Polska jest czwartym eksporterem mebli na świecie. Sprzedaje za granicą aż 80 proc. produkcji wartej rocznie ponad 25 mld zł. Dlatego mocny złoty szkodzi im jak mało komu.
– Nie możemy dłużej konkurować z Chinami czy Europą Wschodnią. Wychodzimy z segmentu mebli ekonomicznych, wolimy wytwarzać produkty o lepszej jakości, a więc droższe, o wyższych marżach – mówi Krzysztof Duliński z Grupy Nowy Styl, największego w kraju producenta krzeseł, którego sprzedaż w 2006 r. wyniosła ponad 650 mln zł.

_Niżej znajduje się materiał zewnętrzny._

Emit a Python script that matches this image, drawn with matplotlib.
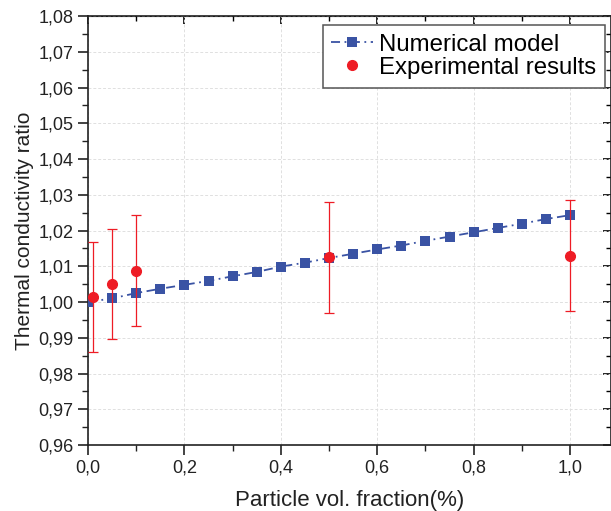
import matplotlib
matplotlib.use('Agg')
import matplotlib.pyplot as plt
from matplotlib.ticker import MultipleLocator, FuncFormatter

plt.rcParams['font.family'] = ['Liberation Sans', 'DejaVu Sans']

# numerical model
num_x = [0.0, 0.05, 0.1, 0.15, 0.2, 0.25, 0.3, 0.35, 0.4, 0.45, 0.5,
         0.55, 0.6, 0.65, 0.7, 0.75, 0.8, 0.85, 0.9, 0.95, 1.0]
num_y = [1.0000, 1.0010, 1.0025, 1.0037, 1.0048, 1.0059, 1.0072, 1.0084, 1.0099, 1.0110, 1.0123,
         1.0135, 1.0147, 1.0158, 1.0171, 1.0183, 1.0195, 1.0207, 1.0219, 1.0232, 1.0243]

# experimental results
exp_x = [0.01, 0.05, 0.1, 0.5, 1.0]
exp_y = [1.0013, 1.0050, 1.0088, 1.0125, 1.0130]
exp_err = [0.0154, 0.0154, 0.0154, 0.0155, 0.0154]

blue = '#3a53a4'
red = '#ee1c25'

fig = plt.figure(figsize=(6.11, 5.11), dpi=100)
ax = fig.add_axes([88 / 611, 1 - 445 / 511, (611 - 88) / 611, (445 - 16) / 511])

ax.plot(num_x, num_y, color=blue, linestyle=(0, (5, 2.5, 1, 2.5)), linewidth=1.3,
        marker='s', markersize=7.2, markeredgewidth=0, label='Numerical model', zorder=3)
ax.errorbar(exp_x, exp_y, yerr=exp_err, fmt='none', ecolor=red,
            elinewidth=0.9, capsize=3.8, capthick=0.9, zorder=4)
ax.plot(exp_x, exp_y, 'o', color=red, markersize=7, linestyle='none',
        label='Experimental results', zorder=5)

ax.set_xlim(0, 1.085)
ax.set_ylim(0.96, 1.08)
ax.xaxis.set_major_locator(MultipleLocator(0.2))
ax.xaxis.set_minor_locator(MultipleLocator(0.1))
ax.yaxis.set_major_locator(MultipleLocator(0.01))
ax.yaxis.set_minor_locator(MultipleLocator(0.005))
ax.xaxis.set_major_formatter(FuncFormatter(lambda v, p: f'{v:.1f}'.replace('.', ',')))
ax.yaxis.set_major_formatter(FuncFormatter(lambda v, p: f'{v:.2f}'.replace('.', ',')))

ax.grid(True, which='major', color='#e0e0e0', linestyle=(0, (3, 2)), linewidth=0.7)
ax.set_axisbelow(True)

for s in ax.spines.values():
    s.set_linewidth(1.2)
    s.set_color('#222222')
ax.tick_params(which='major', direction='out', length=7, width=1.2, labelsize=13, colors='#222222')
ax.tick_params(which='minor', direction='out', length=4, width=1.0, colors='#222222')

top = ax.secondary_xaxis('top')
top.xaxis.set_major_locator(MultipleLocator(0.2))
top.xaxis.set_minor_locator(MultipleLocator(0.1))
top.tick_params(which='major', direction='in', length=6, width=1.2, labeltop=False)
top.tick_params(which='minor', direction='in', length=3.5, width=1.0)
right = ax.secondary_yaxis('right')
right.yaxis.set_major_locator(MultipleLocator(0.01))
right.yaxis.set_minor_locator(MultipleLocator(0.005))
right.tick_params(which='major', direction='in', length=6, width=1.2, labelright=False)
right.tick_params(which='minor', direction='in', length=3.5, width=1.0)

ax.set_xlabel('Particle vol. fraction(%)', fontsize=16, color='#222222', labelpad=10)
ax.set_ylabel('Thermal conductivity ratio', fontsize=15, color='#222222', labelpad=3)

leg = ax.legend(loc='upper right', fontsize=17.3, fancybox=False, framealpha=1,
                edgecolor='#555555', borderpad=0.36, handlelength=1.75,
                handletextpad=0.25, labelspacing=0.05, borderaxespad=0,
                bbox_to_anchor=((605 - 88) / 523, 1 - (25 - 16) / 429))
leg.get_frame().set_linewidth(1.1)

fig.savefig('out.png', dpi=100)
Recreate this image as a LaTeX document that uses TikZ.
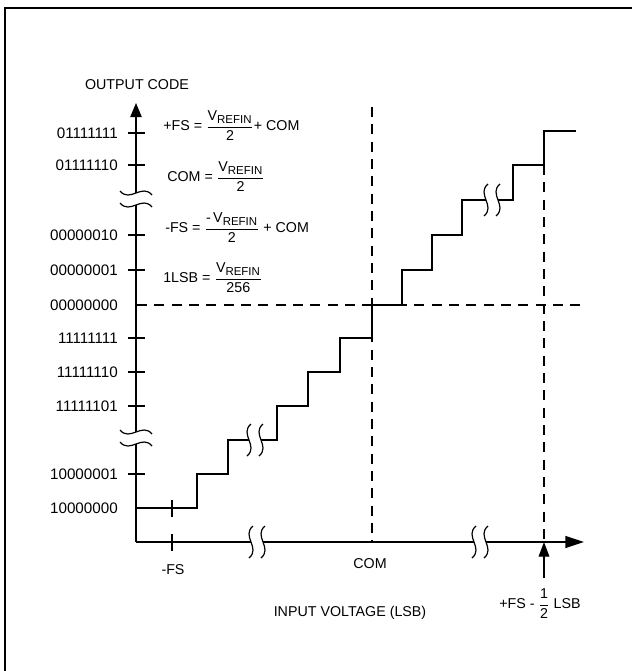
\documentclass[tikz,border=0pt]{standalone}
\usepackage{fontspec}
\setmainfont{Liberation Sans}
\usetikzlibrary{arrows.meta}

\newcommand{\vrefin}{\mbox{V}_{\mbox{\fontsize{8.6}{9}\selectfont REFIN}}}
\newcommand{\adcfrac}[2]{$\displaystyle\frac{#1}{#2}$}

\tikzset{
    lbl/.style={font=\fontsize{10.7}{12.8}\selectfont, inner sep=0pt},
    codelbl/.style={font=\fontsize{11.4}{13}\selectfont, inner sep=0pt, anchor=east},
    stair/.style={line width=1pt},
    guide/.style={line width=0.8pt, dash pattern=on 7.5pt off 5.5pt},
    gap/.pic={
        \fill[white] (-4,-16) .. controls (-16,-6) and (4,6) .. (-8,16) -- (4,16)
            .. controls (16,6) and (-4,-6) .. (8,-16) -- cycle;
        \draw[line width=0.9pt] (-4,-16) .. controls (-16,-6) and (4,6) .. (-8,16);
        \draw[line width=0.9pt] (8,-16) .. controls (-4,-6) and (16,6) .. (4,16);
    }
}

\begin{document}
\begin{tikzpicture}[x=0.75pt, y=-0.75pt]
    \useasboundingbox (0,0) rectangle (632,671);
    \draw[line width=1.6pt] (5,671) -- (5,8) -- (632,8);

    \coordinate (O) at (136,542);
    \coordinate (ytip) at (136,103);
    \coordinate (xtip) at (584,542);
    \coordinate (fstail) at (544,578);
    \coordinate (fshead) at (544,542);

    \draw[guide] (137,305) -- (580,305);
    \draw[guide] (372,107) -- (372,542);
    \draw[guide] (544,165) -- (544,542);

    \draw[stair, -{Triangle[length=10.5pt,width=8.5pt]}] (O) -- (ytip);
    \draw[stair, -{Triangle[length=14pt,width=9pt]}] (O) -- (xtip);
    \draw[stair, -{Triangle[length=11pt,width=8pt]}] (fstail) -- (fshead);

    \foreach \y/\code in {508/10000000, 474/10000001, 406/11111101, 372/11111110, 338/11111111,
                          305/00000000, 270/00000001, 235/00000010, 165/01111110, 133/01111111}{
        \draw (118,\y) node[codelbl] (code\y) {\code};
    }
    \foreach \y in {474,406,372,338,270,235,165,133}{
        \draw[stair] (128,\y) -- (145,\y);
    }

    \draw[stair] (136,508) -- (197,508) -- (197,474) -- (228,474) -- (228,440) -- (277,440)
        -- (277,406) -- (308,406) -- (308,372) -- (340,372) -- (340,338) -- (372,338)
        -- (372,305) -- (402,305) -- (402,270) -- (432,270) -- (432,235) -- (462,235)
        -- (462,200) -- (513,200) -- (513,165) -- (544,165) -- (544,131) -- (576,131);

    \draw[stair] (172,534) -- (172,551);
    \draw[stair] (172,500) -- (172,517);

    \pic at (255,440) {gap};
    \pic at (492,200) {gap};
    \pic at (257,542) {gap};
    \pic at (480,542) {gap};
    \pic[rotate=90] at (136,199) {gap};
    \pic[rotate=90] at (136,438) {gap};

    \draw (137,85) node[lbl] (ytitle) {OUTPUT CODE};
    \draw (350,613) node[lbl] (xtitle) {INPUT VOLTAGE (LSB)};
    \draw (173,570) node[lbl] (mfs) {-FS};
    \draw (370,564) node[lbl] (com) {COM};
    \draw (540,604) node[lbl] (pfs) {+FS - \adcfrac{\mbox{1}}{\mbox{2}} LSB};

    \draw (163,126) node[lbl, anchor=west] (eqpfs) {+FS = \adcfrac{\vrefin}{\mbox{2}}+ COM};
    \draw (167,177) node[lbl, anchor=west] (eqcom) {COM = \adcfrac{\vrefin}{\mbox{2}}};
    \draw (165,228) node[lbl, anchor=west] (eqmfs) {-FS = \adcfrac{\mbox{-\,}\vrefin}{\mbox{2}} + COM};
    \draw (163,278) node[lbl, anchor=west] (eqlsb) {1LSB = \adcfrac{\vrefin}{\mbox{256}}};

\end{tikzpicture}
\end{document}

Także Mikomax, producent mebli biurowych, nie nastawia się już na konkurencję cenową z zachodnimi firmami. – Przez kilka lat nie podnosiliśmy cen, budowaliśmy swoją pozycję. Teraz są one zbliżone do cen mebli niemieckich czy holenderskich – mówi Jerzy Marcinkowski, dyrektor ds. eksportu w Mikomaksie, który sprzedaje za granicę ok. 50 proc. produkcji. Ceny dla odbiorców zagranicznych wzrosły w ubiegłym roku o ok. 5 – 10 proc. – Powinniśmy dążyć do jak najszybszego przyjęcia euro. Różnice kursowe pożerają nasze zyski – dodaje Marcinkowski.

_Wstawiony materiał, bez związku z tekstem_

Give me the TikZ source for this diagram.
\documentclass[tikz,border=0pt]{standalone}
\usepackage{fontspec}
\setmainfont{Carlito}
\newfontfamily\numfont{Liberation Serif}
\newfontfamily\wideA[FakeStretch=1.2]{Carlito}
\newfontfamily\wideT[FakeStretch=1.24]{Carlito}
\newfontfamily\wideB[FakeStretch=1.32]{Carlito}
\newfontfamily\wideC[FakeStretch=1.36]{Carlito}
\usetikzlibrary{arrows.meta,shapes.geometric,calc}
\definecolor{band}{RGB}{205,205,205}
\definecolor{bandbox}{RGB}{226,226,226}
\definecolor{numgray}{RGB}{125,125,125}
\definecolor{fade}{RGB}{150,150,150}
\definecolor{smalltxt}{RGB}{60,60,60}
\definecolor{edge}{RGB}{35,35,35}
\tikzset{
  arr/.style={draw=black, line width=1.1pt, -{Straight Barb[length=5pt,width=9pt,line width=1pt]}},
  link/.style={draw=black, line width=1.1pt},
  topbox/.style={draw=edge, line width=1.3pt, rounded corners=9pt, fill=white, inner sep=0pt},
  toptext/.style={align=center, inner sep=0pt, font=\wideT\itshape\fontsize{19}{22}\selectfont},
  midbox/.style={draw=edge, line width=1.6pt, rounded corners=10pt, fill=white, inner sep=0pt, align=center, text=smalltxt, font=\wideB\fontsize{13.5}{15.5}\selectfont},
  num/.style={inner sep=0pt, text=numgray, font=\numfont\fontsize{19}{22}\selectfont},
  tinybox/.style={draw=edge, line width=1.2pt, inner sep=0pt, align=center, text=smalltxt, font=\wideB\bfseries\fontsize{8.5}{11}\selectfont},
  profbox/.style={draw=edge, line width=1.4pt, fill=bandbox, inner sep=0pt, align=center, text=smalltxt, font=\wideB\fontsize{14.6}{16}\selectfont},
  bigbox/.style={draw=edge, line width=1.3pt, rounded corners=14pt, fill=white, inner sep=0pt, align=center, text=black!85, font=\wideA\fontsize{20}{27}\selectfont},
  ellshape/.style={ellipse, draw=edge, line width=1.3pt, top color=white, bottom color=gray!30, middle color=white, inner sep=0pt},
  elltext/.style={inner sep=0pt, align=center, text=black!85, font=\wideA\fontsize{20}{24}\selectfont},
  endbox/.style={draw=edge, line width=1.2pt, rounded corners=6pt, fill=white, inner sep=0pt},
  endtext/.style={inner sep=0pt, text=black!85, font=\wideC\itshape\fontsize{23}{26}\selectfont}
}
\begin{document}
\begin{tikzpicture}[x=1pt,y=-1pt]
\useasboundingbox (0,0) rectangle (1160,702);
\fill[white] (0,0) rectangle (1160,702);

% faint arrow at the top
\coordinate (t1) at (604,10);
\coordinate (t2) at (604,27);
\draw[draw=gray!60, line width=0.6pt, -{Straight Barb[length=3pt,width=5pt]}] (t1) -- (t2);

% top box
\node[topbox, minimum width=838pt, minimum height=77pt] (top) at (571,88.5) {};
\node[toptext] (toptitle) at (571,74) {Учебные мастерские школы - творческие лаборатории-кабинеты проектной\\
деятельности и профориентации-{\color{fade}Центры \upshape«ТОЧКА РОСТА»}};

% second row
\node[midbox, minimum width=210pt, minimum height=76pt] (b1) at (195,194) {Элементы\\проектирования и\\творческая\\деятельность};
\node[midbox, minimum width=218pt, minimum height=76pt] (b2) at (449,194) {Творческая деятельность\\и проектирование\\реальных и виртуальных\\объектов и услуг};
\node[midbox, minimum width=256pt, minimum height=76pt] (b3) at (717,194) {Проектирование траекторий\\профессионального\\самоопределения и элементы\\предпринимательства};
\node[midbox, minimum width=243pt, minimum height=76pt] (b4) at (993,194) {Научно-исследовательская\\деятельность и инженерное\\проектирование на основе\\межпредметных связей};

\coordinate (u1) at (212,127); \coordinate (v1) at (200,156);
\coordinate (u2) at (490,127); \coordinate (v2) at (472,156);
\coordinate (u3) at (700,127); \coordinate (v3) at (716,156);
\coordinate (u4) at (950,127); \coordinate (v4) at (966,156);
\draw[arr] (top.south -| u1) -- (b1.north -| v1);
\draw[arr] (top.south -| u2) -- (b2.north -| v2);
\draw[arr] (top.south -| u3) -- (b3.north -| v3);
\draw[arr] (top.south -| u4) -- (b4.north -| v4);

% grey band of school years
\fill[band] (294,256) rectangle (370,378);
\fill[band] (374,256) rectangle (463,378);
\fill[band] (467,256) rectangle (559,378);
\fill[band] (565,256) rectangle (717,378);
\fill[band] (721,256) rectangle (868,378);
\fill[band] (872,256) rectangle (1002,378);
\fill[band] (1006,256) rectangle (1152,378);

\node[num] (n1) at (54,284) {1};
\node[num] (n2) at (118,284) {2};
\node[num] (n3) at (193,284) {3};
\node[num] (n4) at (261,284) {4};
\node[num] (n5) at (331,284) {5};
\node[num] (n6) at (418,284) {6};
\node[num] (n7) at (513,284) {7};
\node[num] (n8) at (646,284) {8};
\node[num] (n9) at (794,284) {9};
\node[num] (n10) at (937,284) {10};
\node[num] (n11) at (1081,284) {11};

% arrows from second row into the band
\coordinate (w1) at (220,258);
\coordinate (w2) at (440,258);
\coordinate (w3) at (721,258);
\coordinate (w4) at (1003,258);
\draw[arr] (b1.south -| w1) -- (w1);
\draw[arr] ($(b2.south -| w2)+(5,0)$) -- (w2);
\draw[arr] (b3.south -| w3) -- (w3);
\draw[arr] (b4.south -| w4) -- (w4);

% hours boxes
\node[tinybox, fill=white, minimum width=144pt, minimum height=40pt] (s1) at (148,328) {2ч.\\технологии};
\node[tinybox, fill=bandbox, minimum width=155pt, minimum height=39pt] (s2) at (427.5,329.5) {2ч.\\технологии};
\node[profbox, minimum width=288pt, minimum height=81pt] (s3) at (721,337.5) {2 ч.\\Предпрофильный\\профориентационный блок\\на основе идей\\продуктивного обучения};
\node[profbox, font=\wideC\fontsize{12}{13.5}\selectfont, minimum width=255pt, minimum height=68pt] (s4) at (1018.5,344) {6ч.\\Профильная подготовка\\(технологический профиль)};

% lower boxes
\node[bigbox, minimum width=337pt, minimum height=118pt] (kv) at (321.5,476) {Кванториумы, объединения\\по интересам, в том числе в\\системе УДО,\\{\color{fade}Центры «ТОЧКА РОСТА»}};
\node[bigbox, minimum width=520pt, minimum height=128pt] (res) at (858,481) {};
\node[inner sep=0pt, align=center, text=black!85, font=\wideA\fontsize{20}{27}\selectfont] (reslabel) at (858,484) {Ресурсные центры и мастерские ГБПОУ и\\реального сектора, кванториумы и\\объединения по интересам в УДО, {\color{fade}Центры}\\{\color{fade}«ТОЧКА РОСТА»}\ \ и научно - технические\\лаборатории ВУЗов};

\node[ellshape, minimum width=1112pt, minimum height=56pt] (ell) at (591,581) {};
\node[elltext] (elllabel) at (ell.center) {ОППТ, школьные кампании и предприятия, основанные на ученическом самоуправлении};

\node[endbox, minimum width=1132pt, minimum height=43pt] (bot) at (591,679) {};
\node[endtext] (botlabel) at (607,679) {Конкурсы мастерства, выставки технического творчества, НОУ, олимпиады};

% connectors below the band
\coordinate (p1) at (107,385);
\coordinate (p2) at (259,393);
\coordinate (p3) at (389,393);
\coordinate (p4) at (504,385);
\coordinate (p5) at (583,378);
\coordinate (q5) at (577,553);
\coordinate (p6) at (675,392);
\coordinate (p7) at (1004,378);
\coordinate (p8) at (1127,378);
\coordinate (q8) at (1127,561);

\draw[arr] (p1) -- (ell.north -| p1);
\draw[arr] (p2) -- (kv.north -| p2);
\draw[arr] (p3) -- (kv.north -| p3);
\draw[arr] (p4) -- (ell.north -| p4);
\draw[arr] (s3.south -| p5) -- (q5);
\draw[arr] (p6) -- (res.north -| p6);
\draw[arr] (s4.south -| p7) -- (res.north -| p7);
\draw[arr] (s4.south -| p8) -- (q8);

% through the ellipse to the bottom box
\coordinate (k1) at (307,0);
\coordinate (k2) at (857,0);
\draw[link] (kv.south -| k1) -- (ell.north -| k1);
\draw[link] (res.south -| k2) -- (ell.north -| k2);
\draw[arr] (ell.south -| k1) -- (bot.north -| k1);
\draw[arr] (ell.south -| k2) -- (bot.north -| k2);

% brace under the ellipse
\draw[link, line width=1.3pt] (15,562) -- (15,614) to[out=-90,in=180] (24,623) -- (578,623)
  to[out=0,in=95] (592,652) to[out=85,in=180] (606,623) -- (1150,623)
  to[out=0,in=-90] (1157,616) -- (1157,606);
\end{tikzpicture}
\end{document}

Na niewielkim plusie jest nadal Adriana, jeden z największych producentów mebli tapicerowanych. Roczne przychody firmy to 300 mln zł, eksport stanowi blisko 100 proc. – Tniemy koszty produkcji, dzięki temu nasza rentowność jest jeszcze powyżej zera. Ale trudno mi powiedzieć, czy będzie tak w przyszłym roku – twierdzi Marek Karwan, prezes spółki. Firma w ramach obniżania kosztów coraz częściej decyduje się na import komponentów, a coraz mniej zamawia u polskich producentów. Adriana rozważa indeksowanie cen kupna i sprzedaży w euro lub funtach.

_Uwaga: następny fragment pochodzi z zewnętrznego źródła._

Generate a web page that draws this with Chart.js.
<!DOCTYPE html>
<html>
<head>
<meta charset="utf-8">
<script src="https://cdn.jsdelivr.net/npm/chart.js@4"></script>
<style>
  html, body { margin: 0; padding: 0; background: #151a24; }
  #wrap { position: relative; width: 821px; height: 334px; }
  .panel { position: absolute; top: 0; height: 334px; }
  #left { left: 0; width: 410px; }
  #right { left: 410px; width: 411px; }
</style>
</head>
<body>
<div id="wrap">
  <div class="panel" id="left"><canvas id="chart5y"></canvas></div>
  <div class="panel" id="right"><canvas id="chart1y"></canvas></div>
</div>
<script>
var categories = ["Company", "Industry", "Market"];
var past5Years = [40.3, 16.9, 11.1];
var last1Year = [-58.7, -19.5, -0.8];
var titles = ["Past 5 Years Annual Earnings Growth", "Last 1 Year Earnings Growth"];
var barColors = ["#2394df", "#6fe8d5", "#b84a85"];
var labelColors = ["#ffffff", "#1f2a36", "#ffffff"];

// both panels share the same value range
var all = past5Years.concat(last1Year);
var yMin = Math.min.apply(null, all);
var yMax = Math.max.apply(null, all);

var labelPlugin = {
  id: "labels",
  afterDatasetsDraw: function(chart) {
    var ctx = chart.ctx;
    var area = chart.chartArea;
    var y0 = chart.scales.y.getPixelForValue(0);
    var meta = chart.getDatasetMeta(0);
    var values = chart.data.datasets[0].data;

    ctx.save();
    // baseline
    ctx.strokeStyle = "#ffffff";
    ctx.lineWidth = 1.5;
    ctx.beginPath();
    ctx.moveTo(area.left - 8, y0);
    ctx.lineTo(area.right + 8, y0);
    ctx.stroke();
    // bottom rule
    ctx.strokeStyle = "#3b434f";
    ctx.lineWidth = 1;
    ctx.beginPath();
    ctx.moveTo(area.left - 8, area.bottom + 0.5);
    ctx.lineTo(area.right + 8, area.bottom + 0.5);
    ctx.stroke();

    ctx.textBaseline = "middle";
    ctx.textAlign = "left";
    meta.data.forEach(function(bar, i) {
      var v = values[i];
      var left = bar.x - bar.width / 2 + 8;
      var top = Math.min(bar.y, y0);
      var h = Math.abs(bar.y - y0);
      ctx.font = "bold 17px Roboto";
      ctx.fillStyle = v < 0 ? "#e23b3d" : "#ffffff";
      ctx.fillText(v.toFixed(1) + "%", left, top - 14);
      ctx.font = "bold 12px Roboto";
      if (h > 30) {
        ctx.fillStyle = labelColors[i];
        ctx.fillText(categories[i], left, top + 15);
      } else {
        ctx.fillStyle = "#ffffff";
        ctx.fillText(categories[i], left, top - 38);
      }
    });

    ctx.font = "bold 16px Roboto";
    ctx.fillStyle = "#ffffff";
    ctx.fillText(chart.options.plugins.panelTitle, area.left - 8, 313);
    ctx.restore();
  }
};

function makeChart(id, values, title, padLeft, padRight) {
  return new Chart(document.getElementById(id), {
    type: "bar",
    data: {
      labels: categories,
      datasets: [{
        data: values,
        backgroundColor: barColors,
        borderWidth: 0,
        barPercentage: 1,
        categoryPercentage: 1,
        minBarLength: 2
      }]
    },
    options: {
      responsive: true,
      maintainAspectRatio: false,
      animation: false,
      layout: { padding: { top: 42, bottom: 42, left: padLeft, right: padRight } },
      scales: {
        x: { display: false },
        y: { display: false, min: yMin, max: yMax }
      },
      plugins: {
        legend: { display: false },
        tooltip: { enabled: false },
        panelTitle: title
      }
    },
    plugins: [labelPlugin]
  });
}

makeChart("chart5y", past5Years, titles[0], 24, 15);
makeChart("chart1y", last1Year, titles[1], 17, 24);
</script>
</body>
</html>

Firma zapowiada też wprowadzenie na rynek nowych, droższych kolekcji. Trudniej bowiem podnieść ceny starych. Liczy też na zdobycie nowych rynków, na których sprzedaż jest bardziej opłacalna. – Pod koniec 2006 r. rozpoczęliśmy eksport do Francji. W przyszłym podejmiemy współpracę z kolejnym kontrahentem czemu dzięki uzyskamy wyższe marże. Mało opłacalny obecnie jest dla nas eksport do Anglii, ale mamy tam mocną pozycję – opowiada Marek Karwan. Zaznacza, że firma nie będzie rezygnować ze sprzedaży na żadnym z rynków. Liczy na poprawę koniunktury. Powrót na rynek, z którego wcześniej się wyszło, jest zwykle bardzo trudny i kosztowny.